After the potty stop, we continue our trek down Decatur. We don't make it too far before we pass a toy shop. Actually, that isn't quite accurate because we don't actually pass the toy store. I tried to scoot on by but the other adults think it would be a grand idea to go inside and have a look around. I tell the husband he is on 3-year-old patrol. “Fine” is the response I get. We aren't even in the store five minutes when I look around to see that he, in fact, is not on toddler patrol. She is a good twenty feet away from him digging through some over priced pieces of plastic that look highly breakable. I fuss as him, only to be put in my place by him and my mother in law. What can I do? I'm out-numbered. The only thing to do now is hope the toy store bill doesn't reach triple digits. Thank-goodness I can find peace and happiness in my 9-year-old. No, actually that is not true either. He has found his Mecca, he's in a toy store with grandparents--utopia. I get in trouble because I discourage him from making his grandmother pay $8.99 for a pack of plastic bugs he could by at Wal-mart for $1.99. He will be pissed at me for the rest of the day.
Amazingly, we make it out of the toy without making a purchase. However, I am now the official black sheep of the family. I probably was before, it's just now it is painfully obvious. The walk down Decatur continues. We now take our little adventure to the French market. The walking room is sparse to non-existent. Of course, since I am navigating a stroller, I am given the respect of a leper. I am less than human, to be disdained, hated, and ridiculed. It doesn't help that the 3-year-old wants to be in the stroller…out of the stroller…in the stroller…out of the stroller…pushing the stroller…in the stroller…out of the stroller…
Once our journey through flea-market hell is complete, it's time to grab some lunch. We stop in at Fiorella's Cafe. Thankfully it is uneventful. (And the fried chicken is to die for.)

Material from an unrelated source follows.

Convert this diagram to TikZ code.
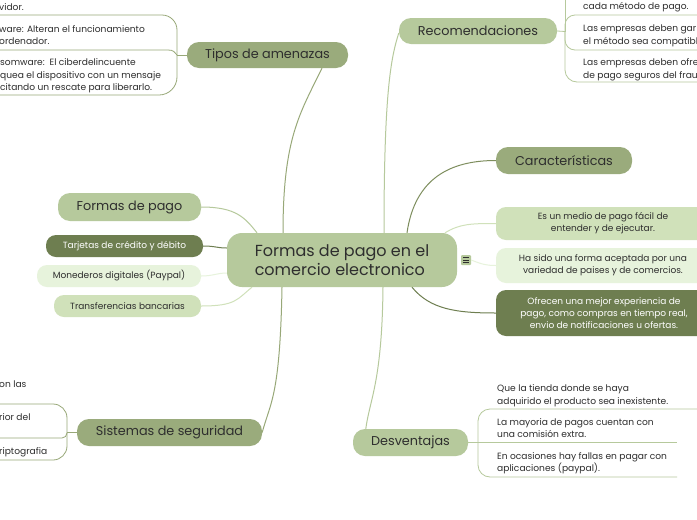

With full-tummies, we head over to Ripley's Believe-It or Not. Overpriced. An interesting diversion though.
Now, we walk over to the D-Day museum. We head to the museum via the River Walk. There will be more toy stores to dodge, but the air-conditioned walk will make it worth it.
We stop at a gelato shop. I get dolce latte. The nuts in it taste old, but otherwise it's a cold, tasty treat. The 3-year-old gets chocolate. She and I are both wearing white tops. She makes it through the whole “eating melted, chocolate ice-cream” process and only manages to get one little drop on her sleeve. Oh, and it is smeared all over the table. I don't have any on me, yet. I don't know how I did this, but as I'm wiping up a puddle of ice cream off the table, I splash it onto my shirt. I get to spend the rest of the day with chocolate splash marks on my shirt. I'm now a black sheep, leper in a nasty white shirt.
After some minor navigational errors, and an expected opportunity to check in at our hotel, we finally make it to the D-Day museum. Don't ever go to this museum with a 3-year-old. It is a remarkable museum. But when you're only three, you really can't move through it with the solemn countenance that it really deserves. I'll leave it at that…
After the museum, we headed back to the hotel. We ate at Mulate's, both kids behaved quite well considering we were on the move the entire day. I drank two blackened voodoos. The trials of the day melted away.